Feb. 24 (Bloomberg) -- The ruble strengthened against the dollar and bond yields fell to record lows as signs of economic recovery in the U.S. drove demand for oil, Russia’s chief export earner.
The Russian currency appreciated 1.7 percent to 29.185 per dollar at the 7 p.m. close in Moscow, its strongest closing price since Sept. 2. Ruble gained 2.5 percent against the greenback this week, its eighth consecutive advance and the biggest this month. The yield on Russia’s $3.5 billion of bonds due 2020 dropped eight basis points, or 0.08 percentage point, to 4.021 percent, the lowest since they first traded in April 2010.
Brent crude climbed as much as 0.5 percent to $124.28 a barrel after a report showed U.S. jobless claims held at the fewest since March 2008, signalling stronger demand in the world’s largest consumer of the commodity. Oil may rise next week as sanctions on Iran tighten, according to a Bloomberg News survey.
“The overall sentiment is bullish, and it was a holiday in Russia while the euro climbed above $1.33” yesterday, Yury Karpinsky, a currency trader at Renaissance Capital in Moscow, said by e-mail. “We followed market sentiment.

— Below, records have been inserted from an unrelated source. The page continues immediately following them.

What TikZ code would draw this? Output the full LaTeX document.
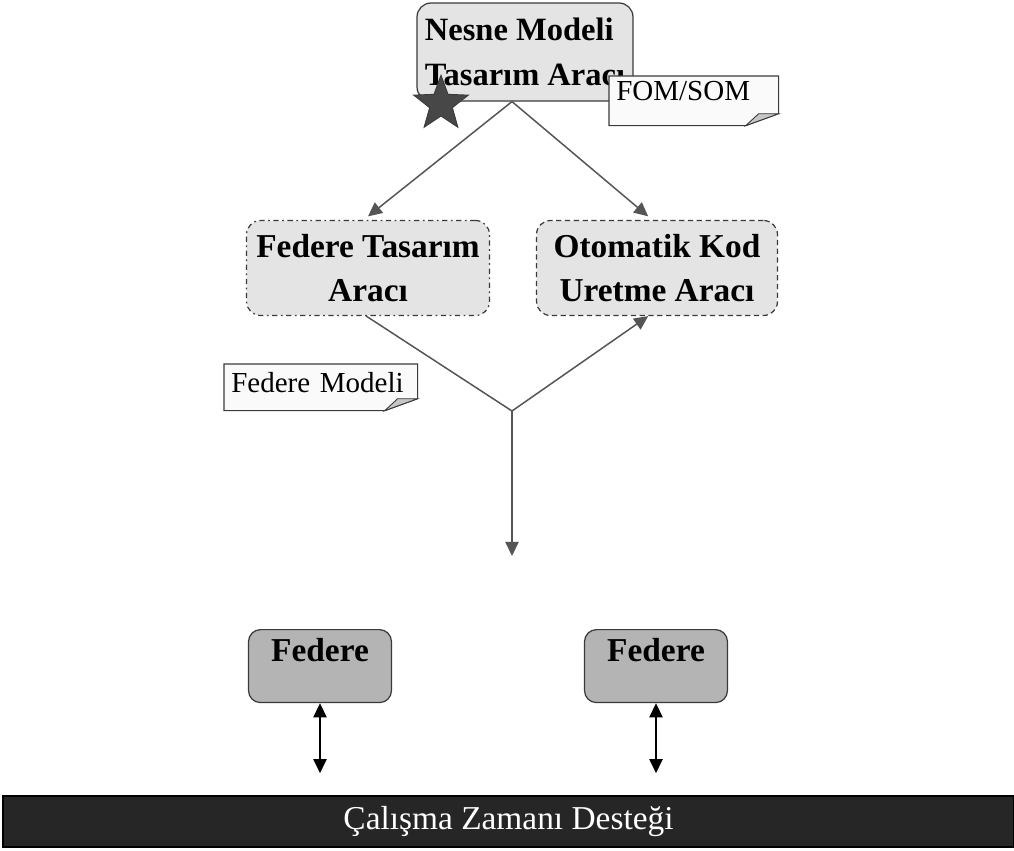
\documentclass[tikz,border=0pt]{standalone}
\usepackage{fontspec}
\setmainfont{Liberation Serif}
\usetikzlibrary{arrows.meta, shapes.geometric}

\definecolor{toolgray}{HTML}{E4E4E4}
\definecolor{fedgray}{HTML}{B4B4B4}
\definecolor{boxline}{HTML}{3A3A3A}
\definecolor{flowline}{HTML}{555555}
\definecolor{barblack}{HTML}{262626}
\definecolor{stargray}{HTML}{474747}

% outline of a note with a folded corner
\newcommand{\foldnote}[1]{%
  \draw[boxline, line width=0.6pt, fill=gray!4] (#1.north west) -- (#1.north east)
     -- ([yshift=0.24cm]#1.south east) -- ([xshift=-0.66cm]#1.south east)
     -- (#1.south west) -- cycle;
  \draw[boxline, line width=0.5pt, fill=gray!45] ([xshift=-0.66cm]#1.south east)
     -- ([xshift=-0.4cm,yshift=0.24cm]#1.south east) -- ([yshift=0.24cm]#1.south east) -- cycle;
}

\begin{document}
\begin{tikzpicture}[
        x = 0.02cm, y = -0.02cm,
        > = {Triangle[length=8pt, width=7.5pt]},
        toolbox/.style = {rectangle, rounded corners=0.28cm, draw=boxline, fill=toolgray,
                          line width=0.7pt, inner sep=0pt, align=center,
                          font=\fontsize{19}{25}\selectfont\bfseries},
        fedbox/.style = {rectangle, rounded corners=0.24cm, draw=boxline, fill=fedgray,
                         line width=0.7pt, anchor=north, inner xsep=0pt, inner ysep=0.24cm,
                         minimum width=2.86cm, text height=0.4cm, text depth=0.58cm,
                         font=\fontsize{19}{25}\selectfont\bfseries},
        memo/.style = {anchor=north west, inner xsep=0.14cm, inner ysep=0.1cm, align=left,
                       font=\fontsize{16.5}{20}\selectfont},
        flow/.style = {draw=flowline, line width=0.85pt},
        dbl/.style = {draw=black, line width=0.85pt, <->}
    ]
    \useasboundingbox (0,0) rectangle (1014,851);

    % top tool
    \node[toolbox, align=left, minimum width=4.32cm, minimum height=1.96cm,
          font=\fontsize{18.5}{25.5}\selectfont\bfseries] (nesne) at (525,52) {Nesne Modeli\\Tasarım Aracı};
    \node[star, star points=5, star point ratio=2.4, minimum size=1.15cm, inner sep=0pt,
          fill=stargray, draw=boxline, line width=0.5pt] (mark) at (441,104) {};

    % note on top tool
    \node[memo, text width=3.1cm, text height=0.38cm, text depth=0.4cm] (fomnote) at (609,76) {};
    \foldnote{fomnote}
    \node[memo, text width=3.1cm, text height=0.38cm, text depth=0.4cm] (fomtext) at (609,76) {FOM/SOM};

    % second row tools
    \node[toolbox, dash pattern=on 3pt off 2pt on 1pt off 2pt, minimum width=4.86cm,
          minimum height=1.9cm] (fedtool) at (368,268) {Federe Tasarım\\Aracı};
    \node[toolbox, dash pattern=on 3pt off 2pt, minimum width=4.82cm,
          minimum height=1.9cm] (codetool) at (657,268) {Otomatik Kod\\Uretme Aracı};

    \coordinate (jn) at (512,411);
    \coordinate (outp) at (512,556);

    \draw[flow, ->] (nesne.south -| jn) -- ([yshift=2pt]fedtool.north);
    \draw[flow, ->] (nesne.south -| jn) -- ([xshift=-5pt,yshift=2pt]codetool.north);

    % federe model note
    \node[memo, text width=3.58cm, text height=0.46cm, text depth=0.26cm] (fmnote) at (224,364) {};
    \foldnote{fmnote}
    \node[memo, text width=3.58cm, text height=0.46cm, text depth=0.26cm] (fmtext) at (224,364) {Federe Modeli};

    \draw[flow] ([xshift=-1pt]fedtool.south) -- (jn);
    \draw[flow, ->] (jn) -- ([xshift=-5pt]codetool.south);
    \draw[flow, ->] (jn) -- (outp);

    % federates
    \node[fedbox] (fed1) at (320,629) {Federe};
    \node[fedbox] (fed2) at (656,629) {Federe};

    \coordinate (rt1) at ([yshift=-1.4cm]fed1.south);
    \coordinate (rt2) at ([yshift=-1.4cm]fed2.south);
    \draw[dbl] (fed1.south) -- (rt1);
    \draw[dbl] (fed2.south) -- (rt2);

    % runtime bar
    \node[rectangle, fill=barblack, draw=black, line width=0.8pt, minimum width=20.22cm,
          minimum height=1.02cm, inner sep=0pt, text=white,
          font=\fontsize{19}{22}\selectfont] (rti) at (508.5,821.5) {Çalışma Zamanı Desteği};
\end{tikzpicture}
\end{document}
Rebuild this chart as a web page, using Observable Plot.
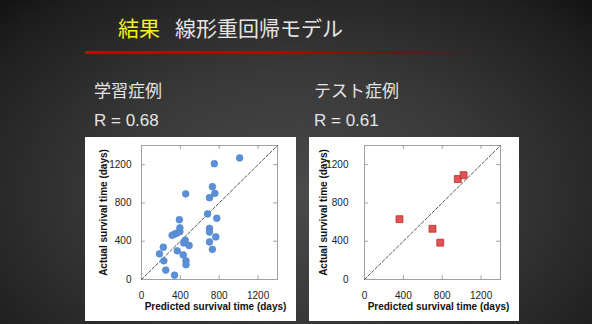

All Eastern European currencies appreciated following the euro.”
Russia’s exchanges were closed for the Defenders of the Fatherland holiday yesterday.
Societe Generale SA, France’s second-largest lender, is recommending clients sell Israel’s shekel against the ruble and buy the Russian currency versus the Hungarian forint as protection against an upward shock to prices for oil, according to an e-mailed note from the bank today.
Flirting with $125
“As oil prices are now flirting with $125 per barrel, it is reasonable to start thinking about the potential impact on global emerging markets of an oil-price shock and the currencies likely to gain the most,” Guillaume Salomon, an emerging- markets fixed-income strategist at SocGen, wrote in the note. “Russia appears as the clear winner.”
The ruble was little changed at 39.20 per euro and strengthened 0.9 percent to 33.6917 against the central bank’s basket. Investors pared bets the ruble will weaken, with non- deliverable forwards showing the Russian currency at 29.5285 per dollar in three months, compared with expectations of 29.9385 per dollar yesterday.
Bank Rossii manages the ruble within a so-called “floating corridor” against a basket of dollars and euros to limit swings that erode exporters’ competitiveness. The central bank may be buying $150 million to $250 million in foreign currencies to slow the ruble’s advance after it passed through 33.87 against the basket today, Nikolay Podguzov, head of fixed-income strategy at VTB Capital in Moscow, said by e-mail.
RenCap’s Karpinsky said Bank Rossii may have stepped up foreign-currency purchases to about $250 million a day once the ruble appreciated beyond 33.70 against the basket.
Russia’s $2 billion of Eurobonds due 2015 rose, pushing the yield down 20 basis points to 2.411 percent, the lowest since they first traded in April 2010. Dollar bonds due in 2015 from OAO Sberbank, Russia’s largest lender, yielded 11 basis points less than yesterday at 3.9 percent, while the yield on similar- maturity notes issued by state gas monopoly OAO Gazprom dropped 19 basis points to 3.77 percent.
The cost of protecting Russian debt against non-payment for five years using credit-default swaps fell six basis points to 194 basis points, down from last year’s peak of 338 on Oct. 4, according to data provider CMA, which is owned by CME Group Inc. and compiles prices quoted by dealers in the privately negotiated market.